アクセスジャーナル記者 山岡俊介の取材メモ

内部・外部告発、情報求む!

(弁護士などのプロが調査。ただし、公益性あるケースに限る)

ソニー生命、本業の生保勧誘でも大失点

●普通の生保勧誘巡り、ソニー生命が高裁で逆転敗訴

わが国においては、変額保険や地震保険といった“特殊”な保険に関しては、勧誘時の説明事務違反を認めた判決がある。
だが、普通の生命保険においては、加入する前の説明と話が違っていたとして払込金の返還、慰謝料などを求めて訴訟提起しても、加入者側が勝訴した例はこれまでなかったと思われる。
少なくとも、普通の生保においては説明を聞いていれば加入者には十分に理解できるはずで、また、契約のハンコを押してしまった以上、後で文句をいっても加入者の自己責任とされて来たからだ。
ところが、今年10月、東京高裁で、ソニー生命の有期払込終身保険に関して、加入者(原告)側が逆転勝訴。

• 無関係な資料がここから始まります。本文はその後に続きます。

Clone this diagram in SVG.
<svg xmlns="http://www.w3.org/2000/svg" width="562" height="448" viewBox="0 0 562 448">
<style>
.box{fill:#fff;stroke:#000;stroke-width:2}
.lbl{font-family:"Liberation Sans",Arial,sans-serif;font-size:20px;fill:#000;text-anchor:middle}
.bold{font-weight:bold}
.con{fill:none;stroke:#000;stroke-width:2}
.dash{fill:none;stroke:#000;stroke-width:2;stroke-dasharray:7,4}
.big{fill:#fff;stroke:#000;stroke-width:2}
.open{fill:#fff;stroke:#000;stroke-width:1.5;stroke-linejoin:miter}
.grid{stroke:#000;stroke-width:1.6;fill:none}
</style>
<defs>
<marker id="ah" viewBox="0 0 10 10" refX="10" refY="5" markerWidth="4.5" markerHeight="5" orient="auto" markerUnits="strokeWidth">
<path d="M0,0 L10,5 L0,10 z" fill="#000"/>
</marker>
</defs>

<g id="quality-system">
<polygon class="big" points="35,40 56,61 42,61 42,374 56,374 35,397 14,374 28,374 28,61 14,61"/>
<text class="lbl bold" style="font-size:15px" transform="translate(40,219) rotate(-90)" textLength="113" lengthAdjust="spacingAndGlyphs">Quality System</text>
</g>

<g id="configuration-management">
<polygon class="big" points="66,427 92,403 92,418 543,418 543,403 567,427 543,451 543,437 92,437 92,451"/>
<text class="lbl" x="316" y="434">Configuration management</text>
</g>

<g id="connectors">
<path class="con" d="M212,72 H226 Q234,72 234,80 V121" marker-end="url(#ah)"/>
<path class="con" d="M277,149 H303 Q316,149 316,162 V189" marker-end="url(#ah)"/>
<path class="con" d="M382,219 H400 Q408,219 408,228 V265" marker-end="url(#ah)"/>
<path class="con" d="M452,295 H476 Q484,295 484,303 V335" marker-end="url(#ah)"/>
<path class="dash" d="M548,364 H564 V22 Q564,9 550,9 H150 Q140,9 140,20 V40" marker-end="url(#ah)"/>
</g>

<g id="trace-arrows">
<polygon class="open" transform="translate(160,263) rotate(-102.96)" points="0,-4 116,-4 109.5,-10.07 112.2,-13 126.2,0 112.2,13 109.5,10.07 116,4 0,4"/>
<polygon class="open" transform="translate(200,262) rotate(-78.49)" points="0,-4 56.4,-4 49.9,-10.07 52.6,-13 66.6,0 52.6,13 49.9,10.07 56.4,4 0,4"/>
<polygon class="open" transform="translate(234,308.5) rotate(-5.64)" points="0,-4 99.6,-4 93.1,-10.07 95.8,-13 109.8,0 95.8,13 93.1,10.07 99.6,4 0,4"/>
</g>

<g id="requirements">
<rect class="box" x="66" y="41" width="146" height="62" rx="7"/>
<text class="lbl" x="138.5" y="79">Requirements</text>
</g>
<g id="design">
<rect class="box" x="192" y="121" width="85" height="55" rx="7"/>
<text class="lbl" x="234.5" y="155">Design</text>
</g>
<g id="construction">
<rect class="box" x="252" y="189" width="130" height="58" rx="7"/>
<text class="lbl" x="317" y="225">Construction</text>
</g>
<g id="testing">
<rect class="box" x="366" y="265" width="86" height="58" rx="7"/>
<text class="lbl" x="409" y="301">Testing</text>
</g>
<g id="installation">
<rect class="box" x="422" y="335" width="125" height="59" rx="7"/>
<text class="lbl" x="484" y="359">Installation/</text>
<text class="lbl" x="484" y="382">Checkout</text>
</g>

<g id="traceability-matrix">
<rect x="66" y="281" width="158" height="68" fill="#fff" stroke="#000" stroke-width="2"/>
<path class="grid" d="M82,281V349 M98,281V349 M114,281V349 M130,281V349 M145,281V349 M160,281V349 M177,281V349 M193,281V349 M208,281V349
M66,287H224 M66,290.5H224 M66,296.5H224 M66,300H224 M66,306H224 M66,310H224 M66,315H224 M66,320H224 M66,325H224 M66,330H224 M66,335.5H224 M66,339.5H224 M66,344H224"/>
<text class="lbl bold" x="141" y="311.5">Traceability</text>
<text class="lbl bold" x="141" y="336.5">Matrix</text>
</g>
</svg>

勧誘したソニー生命営業社員は、契約に付随する説明義務に違反する行為があったとして、使用者責任上、ソニー生命に損害賠償しろとの画期的な判決が下りていたのだ。
原告が請求した損害額は約330万円。判決は、原告側にも過失があったとして請求額の6割しか損害賠償を認めていない。しかしながら、この判決が持つ意味は実に大きいと思われる。

●勧誘時のチェック機能を、法的に強化すべきとの声も

しかも、この事件、ソニー生命側は異様にその事実を否定、徹底して争ったのは、決して不良社員が引き起こした特殊事例ではなく、水面下では、加入者の飽和状態、外資の参入による競争激化などのなか、詐欺や錯誤まで含めた問題の勧誘が相当数あり、1つでも事実を認め、解約が続出したら一大事との懸念もあってのことのようだ。
こうしたなか、弁護士会の勉強会では、生保勧誘に関し、一般人の認識以上に高額な社員営業マンの手数料開示、加入者の収入チェックは自己申告でなく書類確認の義務付けを始め、チェック機能を法的に強化すべきとの声が出て来ている。強化されれば、営業がいま以上にしにくくなるのは必至だろう。